Guinea-Fowl

Appears in
Oxford Companion to Food

By Alan Davidson

Published 2014

  • About

guinea-fowl birds of four or five species, all in the family Numididae and all indigenous to Africa. Most of them have the speckled or pearl-like plumage which can readily be identified in ancient representations of the bird, and very noticeably and beautifully in a painting by Pisanello (or one of his associates) which is often reproduced. The most important species by far, Numidia meleagris, is the bird there depicted.
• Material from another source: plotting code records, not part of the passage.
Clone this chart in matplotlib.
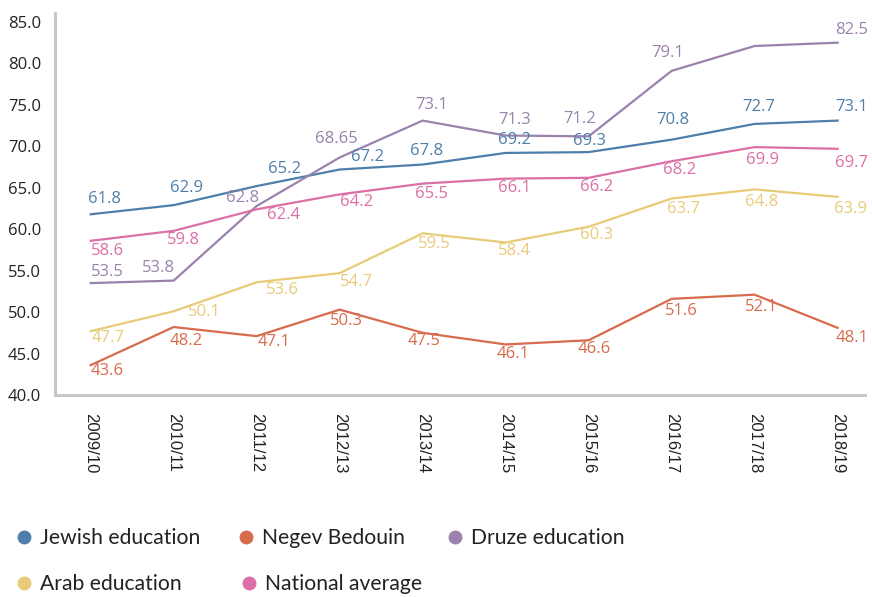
import matplotlib
matplotlib.use("Agg")
import matplotlib.pyplot as plt
from matplotlib.lines import Line2D

years = ['2009/10', '2010/11', '2011/12', '2012/13', '2013/14',
         '2014/15', '2015/16', '2016/17', '2017/18', '2018/19']
jewish = [61.8, 62.9, 65.2, 67.2, 67.8, 69.2, 69.3, 70.8, 72.7, 73.1]
negev = [43.6, 48.2, 47.1, 50.3, 47.5, 46.1, 46.6, 51.6, 52.1, 48.1]
druze = [53.5, 53.8, 62.8, 68.65, 73.1, 71.3, 71.2, 79.1, 82.1, 82.5]
arab = [47.7, 50.1, 53.6, 54.7, 59.5, 58.4, 60.3, 63.7, 64.8, 63.9]
national = [58.6, 59.8, 62.4, 64.2, 65.5, 66.1, 66.2, 68.2, 69.9, 69.7]
yticks = [40, 45, 50, 55, 60, 65, 70, 75, 80, 85]

series = [
    ("Jewish education", jewish, "#4e7fab"),
    ("Negev Bedouin", negev, "#d86b4e"),
    ("Druze education", druze, "#9b82ad"),
    ("Arab education", arab, "#e8cb78"),
    ("National average", national, "#dc6fa5"),
]

# label offsets in pixels (dx, dy with dy downward); None = no label
offsets = {
    "Jewish education": [(14, -15), (13, -17), (28, -17), (28, -13), (4, -14),
                         (9, -13), (1, -11), (1, -20), (4, -17), (14, -14)],
    "Druze education": [(17, -11), (-15, -13), (-14, -8), (-3, -18), (9, -16),
                        (9, -16), (-9, -17), (-4, -18), None, (14, -13)],
    "National average": [(17, 10), (10, 9), (27, 6), (17, 8), (9, 10),
                         (9, 9), (8, 9), (8, 9), (8, 13), (14, 14)],
    "Arab education": [(17, 7), (31, 1), (26, 8), (17, 9), (12, 11),
                       (9, 9), (8, 8), (12, 10), (7, 13), (13, 12)],
    "Negev Bedouin": [(17, 6), (13, 14), (17, 6), (7, 11), (1, 8),
                      (7, 10), (6, 9), (10, 12), (7, 12), (15, 10)],
}

W, H = 872, 597
fig = plt.figure(figsize=(W / 100, H / 100), dpi=100)
ax = fig.add_axes([55 / W, 1 - 395 / H, (865 - 55) / W, (395 - 13) / H])

x = list(range(len(years)))
for name, vals, col in series:
    ax.plot(x, vals, color=col, lw=1.6, solid_joinstyle='round', zorder=2)
    for i, v in enumerate(vals):
        off = offsets[name][i]
        if off is None:
            continue
        ax.annotate(f"{v:g}", (i, v), xytext=(off[0], -off[1]),
                    textcoords='offset pixels', ha='center', va='center',
                    color=col, fontsize=12, family='Open Sans', zorder=3)

ax.set_xlim(-0.43, 9.33)
ax.set_ylim(40, 40 + 382 / 8.29)
ax.set_yticks(yticks)
ax.set_yticklabels([f"{t:.1f}" for t in yticks], family='Open Sans',
                   fontsize=12, color='#222222')
ax.set_xticks(x)
ax.set_xticklabels(years, rotation=270, family='Liberation Sans',
                   fontsize=12, color='#222222', ha='center', va='top')
ax.tick_params(axis='both', length=0)
ax.tick_params(axis='y', pad=10)
ax.tick_params(axis='x', pad=13)
for s in ['top', 'right']:
    ax.spines[s].set_visible(False)
for s in ['left', 'bottom']:
    ax.spines[s].set_color('#c8c8c8')
    ax.spines[s].set_linewidth(2.2)

# legend entries
legend_pos = {
    "Jewish education": (24, 538),
    "Negev Bedouin": (246, 538),
    "Druze education": (455, 538),
    "Arab education": (24, 584),
    "National average": (249, 584),
}
for name, vals, col in series:
    px, py = legend_pos[name]
    h = Line2D([], [], marker='o', ls='none', color=col, markersize=9)
    lg = fig.legend([h], [name], loc='center left',
                    bbox_to_anchor=((px - 7) / W, 1 - py / H),
                    frameon=False, handlelength=0.65, handletextpad=0.42,
                    borderpad=0, borderaxespad=0,
                    prop={'family': 'Lato', 'size': 15.2})
    for t in lg.get_texts():
        t.set_color('#222222')

fig.savefig("out.png", dpi=100)
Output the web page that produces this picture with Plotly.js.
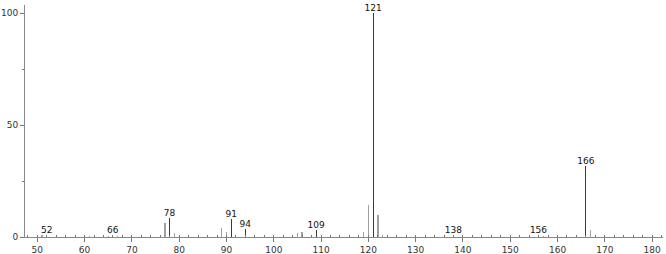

In Africa the various species of the guinea-fowl have ranges which collectively extend over the greater part of the continent south of the Sahara. They occupy a wide range of environment from the edges of the desert to savannah lands (favoured by N. meleagris) and high forests. They have always had a reputation as crop robbers and this habit, bringing them into close contact, albeit of a competitive kind, with humans, may have contributed to their domestication. This probably took place in Africa and is likely to have been associated with the introduction of keeping the domestic hen. Diffusion to Europe first took place from E. Africa, but there was subsequently a strong connection in this respect between Guinea in W. Africa and Portugal, which had a noticeable effect on the vernacular names given to the guinea-fowl in various languages. The Italian faraona is one of the few linguistic vestiges of the old connection with Egypt.